One night we were hanging at the bar and a lot of the cool kids were coming in. In Spain they do the French double cheek kiss. So all the guys and girls are greeting with kisses and Clause looks at me and says 'This is really disgusting! No really, it's terrible, the germs, even when you shake someone's hand you leave a part of yourself with them, it's really terrible....' As he is ending his rant this cute girl Beatrice, who had been standing with her back to Clause, turns around. Clause gets this crazy look on his face, leans back against the wall and yells 'Don't Touch Me!' She wasn't even approaching to kiss him. She looked at him like 'Whatever Freak' and walked away. It was hilarious. You never knew what will be next!
One night we were having dinner at Atzi's and Clause told us about his Cockroach farm. He had trapped the cockroaches in his room and put them in a water bottle. The cockroaches in the Canary's aren't small and quick like the ones we know in the states. These are big and fat and can't even run that fast. One of the big ones in the bottle had an egg and he was anxiously waiting for the arrival of babies. He became so attached to them that he brought them with him back to Germany.

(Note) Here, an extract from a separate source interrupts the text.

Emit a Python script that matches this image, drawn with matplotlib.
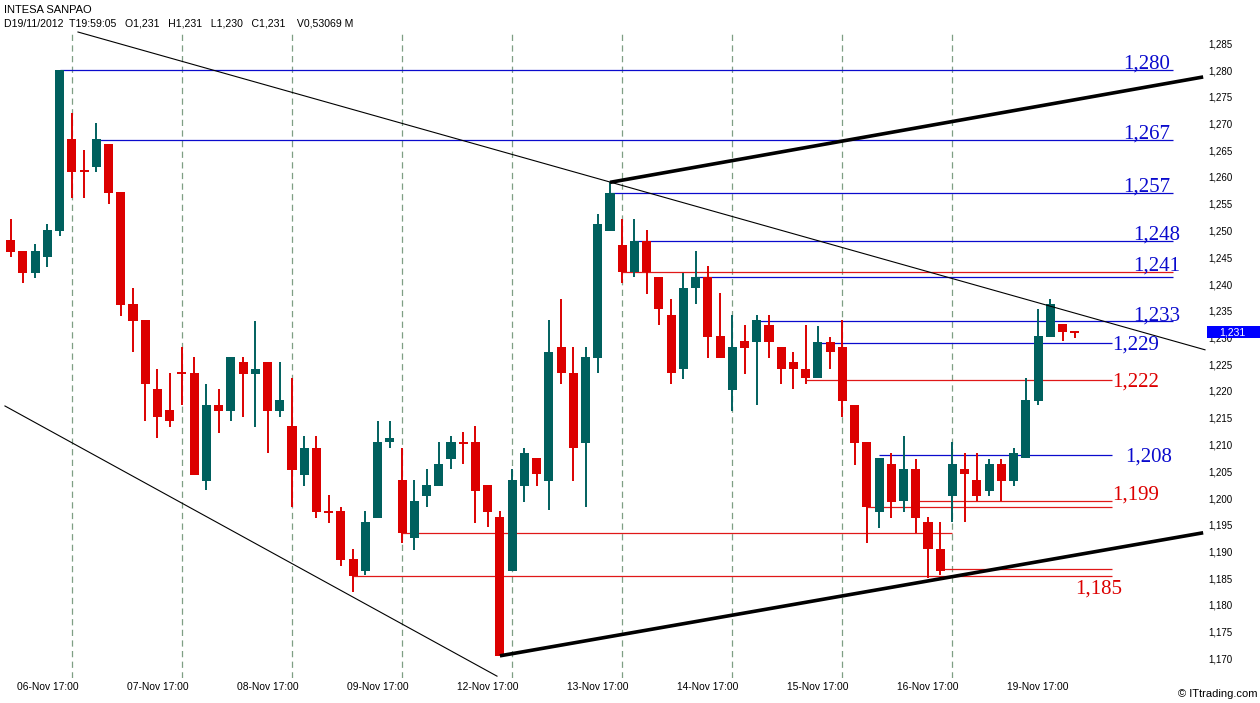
import matplotlib
matplotlib.use("Agg")
import matplotlib.pyplot as plt
import matplotlib.transforms as mtransforms
from matplotlib.patches import Rectangle

# hourly bars: 06-Nov from 12:00, then 09:00..17:00 each day, 19-Nov has one bar after 17:00
days = ["06-Nov", "07-Nov", "08-Nov", "09-Nov", "12-Nov", "13-Nov",
        "14-Nov", "15-Nov", "16-Nov", "19-Nov"]
first_day_hours = [12, 13, 14, 15, 16, 17]
day_hours = [9, 10, 11, 12, 13, 14, 15, 16, 17]
last_day_hours = [9, 10, 11, 12, 13, 14, 15, 16, 17, 18]

opens = [1.2482, 1.2462, 1.2421, 1.2451, 1.2500, 1.2671, 1.2611, 1.2619, 1.2662, 1.2572,
         1.2363, 1.2333, 1.2204, 1.2164, 1.2233, 1.2233, 1.2032, 1.2174, 1.2163, 1.2254,
         1.2232, 1.2254, 1.2163, 1.2135, 1.2043, 1.2094, 1.1974, 1.1976, 1.1886, 1.1864,
         1.1963, 1.2104, 1.2033, 1.1925, 1.2004, 1.2023, 1.2073, 1.2103, 1.2105, 1.2024,
         1.1965, 1.1864, 1.2023, 1.2074, 1.2032, 1.2282, 1.2233, 1.2103, 1.2262, 1.2500,
         1.2473, 1.2423, 1.2481, 1.2413, 1.2342, 1.2241, 1.2392, 1.2413, 1.2303, 1.2202,
         1.2293, 1.2292, 1.2323, 1.2283, 1.2254, 1.2242, 1.2224, 1.2292, 1.2283, 1.2174,
         1.2104, 1.1974, 1.2064, 1.1995, 1.2054, 1.1955, 1.1904, 1.2004, 1.2054, 1.2034,
         1.2014, 1.2064, 1.2032, 1.2074, 1.2182, 1.2301, 1.2325, 1.2310]
highs = [1.2521, 1.2462, 1.2474, 1.2512, 1.2800, 1.2720, 1.2650, 1.2701, 1.2662, 1.2572,
         1.2392, 1.2333, 1.2242, 1.2233, 1.2283, 1.2264, 1.2214, 1.2203, 1.2264, 1.2264,
         1.2331, 1.2254, 1.2254, 1.2224, 1.2115, 1.2115, 1.2006, 1.1984, 1.1904, 1.1976,
         1.2144, 1.2144, 1.2093, 1.2034, 1.2054, 1.2105, 1.2115, 1.2123, 1.2135, 1.2024,
         1.1976, 1.2054, 1.2093, 1.2074, 1.2333, 1.2372, 1.2282, 1.2283, 1.2531, 1.2590,
         1.2521, 1.2521, 1.2501, 1.2413, 1.2372, 1.2421, 1.2462, 1.2434, 1.2384, 1.2342,
         1.2323, 1.2342, 1.2342, 1.2283, 1.2272, 1.2323, 1.2322, 1.2301, 1.2333, 1.2174,
         1.2104, 1.2074, 1.2084, 1.2115, 1.2073, 1.1964, 1.1955, 1.2104, 1.2084, 1.2084,
         1.2073, 1.2073, 1.2093, 1.2224, 1.2353, 1.2372, 1.2325, 1.2310]
lows = [1.2451, 1.2401, 1.2412, 1.2431, 1.2490, 1.2560, 1.2560, 1.2610, 1.2550, 1.2340,
        1.2272, 1.2143, 1.2113, 1.2133, 1.2173, 1.2043, 1.2015, 1.2122, 1.2143, 1.2152,
        1.2133, 1.2084, 1.2152, 1.1984, 1.2023, 1.1963, 1.1954, 1.1873, 1.1825, 1.1856,
        1.1963, 1.2093, 1.1915, 1.1903, 1.1984, 1.2023, 1.2054, 1.2063, 1.1954, 1.1945,
        1.1705, 1.1864, 1.1993, 1.2023, 1.1978, 1.2213, 1.2032, 1.1984, 1.2233, 1.2500,
        1.2401, 1.2413, 1.2381, 1.2323, 1.2213, 1.2222, 1.2362, 1.2262, 1.2262, 1.2163,
        1.2232, 1.2173, 1.2262, 1.2213, 1.2203, 1.2213, 1.2224, 1.2242, 1.2152, 1.2062,
        1.1915, 1.1943, 1.1963, 1.1974, 1.1934, 1.1850, 1.1856, 1.1956, 1.1955, 1.1995,
        1.2004, 1.1994, 1.2023, 1.2074, 1.2173, 1.2301, 1.2294, 1.2300]
closes = [1.2460, 1.2421, 1.2462, 1.2501, 1.2800, 1.2610, 1.2611, 1.2671, 1.2571, 1.2361,
          1.2331, 1.2213, 1.2152, 1.2143, 1.2233, 1.2043, 1.2174, 1.2163, 1.2264, 1.2232,
          1.2242, 1.2163, 1.2183, 1.2052, 1.2094, 1.1974, 1.1974, 1.1885, 1.1855, 1.1956,
          1.2104, 1.2113, 1.1935, 1.1994, 1.2024, 1.2064, 1.2105, 1.2103, 1.2014, 1.1974,
          1.1705, 1.2034, 1.2085, 1.2044, 1.2272, 1.2233, 1.2093, 1.2263, 1.2512, 1.2571,
          1.2422, 1.2481, 1.2423, 1.2353, 1.2233, 1.2392, 1.2413, 1.2301, 1.2262, 1.2283,
          1.2281, 1.2333, 1.2292, 1.2242, 1.2242, 1.2224, 1.2292, 1.2272, 1.2182, 1.2103,
          1.1984, 1.2074, 1.1993, 1.2054, 1.1963, 1.1904, 1.1864, 1.2063, 1.2044, 1.2004,
          1.2064, 1.2032, 1.2084, 1.2183, 1.2303, 1.2363, 1.2311, 1.2310]

# support / resistance levels drawn on the chart
level_prices = [1.280, 1.267, 1.257, 1.248, 1.2422, 1.2413, 1.233, 1.229, 1.222,
                1.208, 1.1994, 1.1984, 1.1934, 1.1867, 1.1855]
level_start_bar = [4, 7, 49, 51, 50, 56, 61, 66, 65, 71, 74, 70, 32, 76, 28]
level_kind = ["res", "res", "res", "res", "sup", "res", "res", "res", "sup",
              "res", "sup", "sup", "sup", "sup", "sup"]
level_end = ["long", "long", "long", "long", "long", "long", "long", "short", "short",
             "short", "short", "short", "mid", "short", "short"]

label_texts = ["1,280", "1,267", "1,257", "1,248", "1,241", "1,233",
               "1,229", "1,222", "1,208", "1,199", "1,185"]
label_prices = [1.280, 1.267, 1.257, 1.248, 1.2422, 1.233,
                1.229, 1.222, 1.208, 1.1994, 1.1855]
label_kind = ["res", "res", "res", "res", "res", "res",
              "res", "sup", "res", "sup", "sup"]

# trendlines as (bar, price) anchors
trend_thin = [((5.5, 1.2871), (97.65, 1.2277)),
              ((-0.47, 1.2172), (39.76, 1.1667))]
trend_thick = [((40, 1.1705), (97.5, 1.1935)),
               ((49, 1.2590), (97.5, 1.2787))]

last_price = 1.231

GREEN = "#00605e"
RED = "#dc0000"
BLUE = "#0a0acd"
LRED = "#e01818"
GRID = "#7f9f84"

# build bar times
bar_times = [(days[0], h) for h in first_day_hours]
for d in days[1:-1]:
    bar_times += [(d, h) for h in day_hours]
bar_times += [(days[-1], h) for h in last_day_hours]
n = len(bar_times)
close_bars = [i for i, (d, h) in enumerate(bar_times) if h == 17]

fig = plt.figure(figsize=(12.6, 7.03), dpi=100)
ax = fig.add_axes([0.0, 1 - 678 / 703, 1205 / 1260, (678 - 30) / 703])
ax.set_xlim(-0.875, 97.65)
ax.set_ylim(1.280 - 608 / 5350, 1.280 + 40 / 5350)
for s in ax.spines.values():
    s.set_visible(False)

# vertical session markers (not for the last day)
for i in close_bars[:-1]:
    ax.axvline(i, color=GRID, lw=0.9, dashes=(5, 3.5), zorder=1)

# level lines
end_x = {"long": 95.04, "short": 90.05, "mid": 77.0}
for p, s, k, e in zip(level_prices, level_start_bar, level_kind, level_end):
    ax.hlines(p, s, end_x[e], color=BLUE if k == "res" else LRED, lw=0.9, zorder=2)

# candles
w = 0.74
for i in range(n):
    o, h, l, c = opens[i], highs[i], lows[i], closes[i]
    col = GREEN if c > o else RED
    ax.vlines(i, l, h, color=col, lw=1.4, zorder=3)
    if abs(c - o) < 1e-6:
        ax.hlines(o, i - w / 2, i + w / 2, color=col, lw=1.4, zorder=4)
    else:
        ax.bar(i, abs(c - o), bottom=min(o, c), width=w, color=col, lw=0, zorder=4)

# trendlines
for (x0, y0), (x1, y1) in trend_thin:
    ax.plot([x0, x1], [y0, y1], color="black", lw=0.8, zorder=5, clip_on=False)
for (x0, y0), (x1, y1) in trend_thick:
    ax.plot([x0, x1], [y0, y1], color="black", lw=2.6, zorder=5,
            solid_capstyle="butt", clip_on=False)

# level labels
label_pos = {"1,280": (94.8, "right", "above"), "1,267": (94.8, "right", "above"),
             "1,257": (94.8, "right", "above"), "1,248": (95.6, "right", "above"),
             "1,241": (95.6, "right", "above"), "1,233": (95.6, "right", "above"),
             "1,229": (90.1, "left", "center"), "1,222": (90.1, "left", "center"),
             "1,208": (91.1, "left", "center"), "1,199": (90.1, "left", "above"),
             "1,185": (87.0, "left", "below")}
for t, p, k in zip(label_texts, label_prices, label_kind):
    x, ha, where = label_pos[t]
    va, dy = {"above": ("baseline", 1.0), "center": ("center", -1.5),
              "below": ("top", -2.5)}[where]
    ax.annotate(t, (x, p), xytext=(0, dy), textcoords="offset points", ha=ha, va=va,
                color=BLUE if k == "res" else RED, fontsize=15,
                family="Liberation Serif", zorder=6)

# price axis on the right
yt = [1.170 + 0.005 * k for k in range(24)]
ax.yaxis.tick_right()
ax.set_yticks(yt)
ax.set_yticklabels([f"{v:.3f}".replace(".", ",") for v in yt])
ax.tick_params(axis="y", length=0, pad=2.2, labelsize=7)

# date axis
ax.set_xticks([i - 2 for i in close_bars])
ax.set_xticklabels([f"{d} 17:00" for d, h in bar_times if h == 17])
ax.tick_params(axis="x", length=0, pad=3, labelsize=7.4)
for lab in ax.get_xticklabels() + ax.get_yticklabels():
    lab.set_family("Liberation Sans")

# last price box
tr = mtransforms.blended_transform_factory(ax.transAxes, ax.transData)
ax.add_patch(Rectangle((1207 / 1205, last_price - 6 / 5350), 53 / 1205, 12 / 5350,
                       transform=tr, facecolor="#0000ff", edgecolor="none",
                       clip_on=False, zorder=10))
ax.text(1232.5 / 1205, last_price, f"{last_price:.3f}".replace(".", ","), transform=tr,
        ha="center", va="center", color="white", fontsize=7.5,
        family="Liberation Sans", zorder=11, clip_on=False)

# header
fig.text(4 / 1260, 1 - 10 / 703, "INTESA SANPAO", fontsize=8, family="Liberation Sans",
         va="center", ha="left")
fig.text(4 / 1260, 1 - 23 / 703,
         "D19/11/2012  T19:59:05   O1,231   H1,231   L1,230   C1,231    V0,53069 M",
         fontsize=7.6, family="Liberation Sans", va="center", ha="left")
fig.text(1258 / 1260, 1 - 694 / 703, "\u00a9 ITtrading.com", fontsize=8,
         family="Liberation Sans", va="center", ha="right")

fig.savefig("out.png", dpi=100, facecolor="white")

Fun Facts - Clause never changed his orange Yagermeister shirt during the month he was in Famara. He works as a Nurse in Ramstein, Germany.
Christmas day was the most beautiful day we had in our entire month in Lanzarote. Nicky and I got a good bottle of Champaign and went down to the Beach. As were sitting there we see a Hang Glider come in for a great landing at the other end of the beach. That night we asked Clause if it was him and he quickly said 'Of course it was me, no one else can land on the beach!' Atzi told me later that Clause was the best flyer around.
Wow, what a character. The last time I saw clause he was driving off to the airport, cockroaches in hand, yelling 'SMURFS'!!!!!